The facts about HIV/AIDS can be a powerful weapon to thwart its spread. But in Lebanon, where statistics show most new HIV infections occur among people ages 20 to 30, getting the facts out can be difficult, experts say.
"We are having a sexual revolution in the midst of an AIDS epidemic," said Dr. Jacques Mokhbat, an infectious-disease specialist and founder of the Lebanese AIDS Society. Mokhbat diagnosed Lebanon's first HIV/AIDS case in 1984. In 1997, he convinced the Ministry of Health of the efficacy of triple-combination therapy and persuaded it to buy the drugs for patients. The ministry continues today to provide the drugs free of charge to patients.

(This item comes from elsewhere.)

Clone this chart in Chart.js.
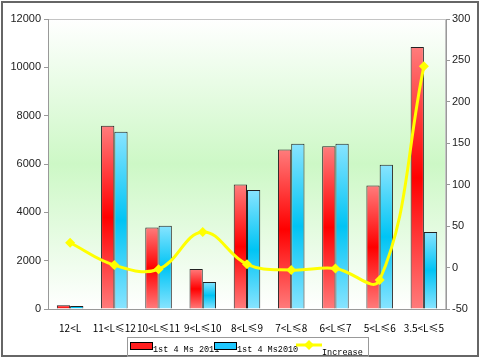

Mokhbat said HIV/AIDS grew slowly in Lebanon at first. However, a dramatic increase occurred in the mid-1990s as refugees from the nation's civil war began coming home. The end of the 1990s saw a wave of infections involving men who have sex with men (MSM). Today, "the main driver of this epidemic is young heterosexual couples and MSM," Mokhbat said.
"Young people have always been an important target for us, but they are even more important now, because we've been encountering a younger age group being infected than ever before," said Dr. Mustafa Nakib, director of Lebanon's National AIDS Program (NAP).
As part of this renewed focus, NAP will collaborate with UNAIDS and the Regional Arab Network Against AIDS for an awareness event at the Jeux de la Francophonie Sept. 27-Oct. 6. In addition to informative pamphlets and media presentations, the outreach will include condom distribution and the opportunity to take a free, anonymous, rapid-result HIV test.